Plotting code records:
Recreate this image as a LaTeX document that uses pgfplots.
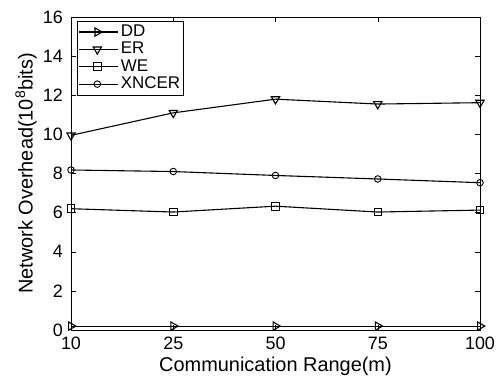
\documentclass[border=0pt]{standalone}
\usepackage{pgfplots}
\pgfplotsset{compat=1.18}
\usepackage{fontspec}
\setmainfont{Liberation Sans}
\begin{document}
\fontsize{18}{21}\selectfont
\begin{tikzpicture}
\begin{axis}[
  scale only axis,
  width=409bp, height=313bp,
  xmin=0, xmax=4, ymin=0, ymax=16,
  xtick={0,1,2,3,4}, xticklabels={10,25,50,75,100},
  ytick={0,2,...,16},
  tick align=inside,
  major tick length=5bp,
  tick style={black, line width=0.5pt},
  axis line style={line width=0.6pt},
  /pgf/number format/assume math mode=true,
  ticklabel style={font=\fontsize{18}{21}\selectfont},
  label style={font=\fontsize{20}{23}\selectfont},
  xlabel={Communication Range(m)},
  ylabel={Network Overhead(10\textsuperscript{8}bits)},
  xlabel style={at={(rel axis cs:0.5,0)}, anchor=center, yshift=-36bp},
  ylabel style={at={(rel axis cs:0,0.5)}, anchor=center, yshift=45bp},
  xticklabel style={anchor=north, yshift=-1bp},
  yticklabel style={anchor=east, xshift=-2bp},
  clip=false,
  legend cell align=left,
  legend style={font=\fontsize{17}{19}\selectfont, draw=black, line width=0.6pt, inner sep=1.5pt, row sep=-1pt, at={(0.0147,0.987)}, anchor=north west},
  legend image code/.code={\draw[mark repeat=2,mark phase=2,#1] plot coordinates {(0bp,0bp) (18bp,0bp) (36bp,0bp)}; \path (0bp,0bp) -- (39bp,0bp);},
  every axis plot/.append style={black, line width=1.1pt, mark options={solid, fill=white, line width=0.9pt}},
]
\addplot[mark=triangle, mark size=4.8pt, mark options={rotate=-90}] coordinates {(0,0.2) (1,0.2) (2,0.2) (3,0.2) (4,0.2)};
\addlegendentry{DD}
\addplot[mark=triangle, mark size=4.8pt, mark options={rotate=180}] coordinates {(0,9.95) (1,11.1) (2,11.8) (3,11.55) (4,11.62)};
\addlegendentry{ER}
\addplot[mark=square, mark size=3.8pt] coordinates {(0,6.2) (1,6.03) (2,6.33) (3,6.03) (4,6.13)};
\addlegendentry{WE}
\addplot[mark=o, mark size=3.3pt] coordinates {(0,8.18) (1,8.1) (2,7.9) (3,7.72) (4,7.53)};
\addlegendentry{XNCER}
\coordinate (sw) at (rel axis cs:0,0);
\coordinate (ne) at (rel axis cs:1,1);
\end{axis}
\pgfresetboundingbox
\path ([shift={(-71bp,-50bp)}]sw) rectangle ([shift={(22bp,17bp)}]ne);
\end{tikzpicture}
\end{document}
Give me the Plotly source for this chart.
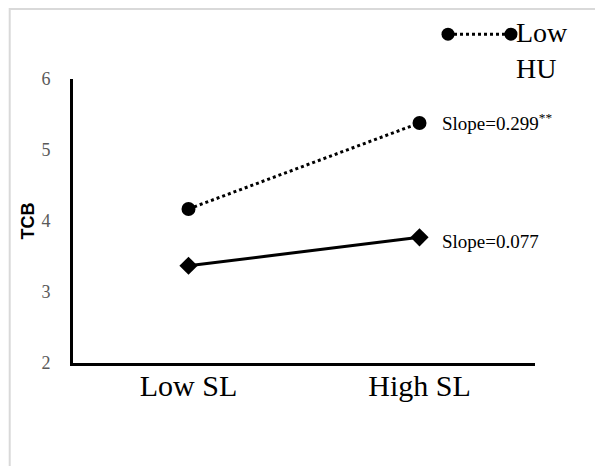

> _Directions for this task_
Reproduce the full listing faithfully, but do not carry over any pictures.

> _Written response_
Recreate this image as a LaTeX document that uses pgfplots.
\documentclass[border=0pt]{standalone}
\usepackage{pgfplots}
\pgfplotsset{compat=1.18}
\usepackage{fontspec}
\setmainfont{Liberation Sans}
\begin{document}
\fontsize{18}{21}\selectfont
\begin{tikzpicture}
\begin{axis}[
  scale only axis,
  width=409bp, height=313bp,
  xmin=0, xmax=4, ymin=0, ymax=16,
  xtick={0,1,2,3,4}, xticklabels={10,25,50,75,100},
  ytick={0,2,...,16},
  tick align=inside,
  major tick length=5bp,
  tick style={black, line width=0.5pt},
  axis line style={line width=0.6pt},
  /pgf/number format/assume math mode=true,
  ticklabel style={font=\fontsize{18}{21}\selectfont},
  label style={font=\fontsize{20}{23}\selectfont},
  xlabel={Communication Range(m)},
  ylabel={Network Overhead(10\textsuperscript{8}bits)},
  xlabel style={at={(rel axis cs:0.5,0)}, anchor=center, yshift=-36bp},
  ylabel style={at={(rel axis cs:0,0.5)}, anchor=center, yshift=45bp},
  xticklabel style={anchor=north, yshift=-1bp},
  yticklabel style={anchor=east, xshift=-2bp},
  clip=false,
  legend cell align=left,
  legend style={font=\fontsize{17}{19}\selectfont, draw=black, line width=0.6pt, inner sep=1.5pt, row sep=-1pt, at={(0.0147,0.987)}, anchor=north west},
  legend image code/.code={\draw[mark repeat=2,mark phase=2,#1] plot coordinates {(0bp,0bp) (18bp,0bp) (36bp,0bp)}; \path (0bp,0bp) -- (39bp,0bp);},
  every axis plot/.append style={black, line width=1.1pt, mark options={solid, fill=white, line width=0.9pt}},
]
\addplot[mark=triangle, mark size=4.8pt, mark options={rotate=-90}] coordinates {(0,0.2) (1,0.2) (2,0.2) (3,0.2) (4,0.2)};
\addlegendentry{DD}
\addplot[mark=triangle, mark size=4.8pt, mark options={rotate=180}] coordinates {(0,9.95) (1,11.1) (2,11.8) (3,11.55) (4,11.62)};
\addlegendentry{ER}
\addplot[mark=square, mark size=3.8pt] coordinates {(0,6.2) (1,6.03) (2,6.33) (3,6.03) (4,6.13)};
\addlegendentry{WE}
\addplot[mark=o, mark size=3.3pt] coordinates {(0,8.18) (1,8.1) (2,7.9) (3,7.72) (4,7.53)};
\addlegendentry{XNCER}
\coordinate (sw) at (rel axis cs:0,0);
\coordinate (ne) at (rel axis cs:1,1);
\end{axis}
\pgfresetboundingbox
\path ([shift={(-71bp,-50bp)}]sw) rectangle ([shift={(22bp,17bp)}]ne);
\end{tikzpicture}
\end{document}
Give me the Plotly source for this chart.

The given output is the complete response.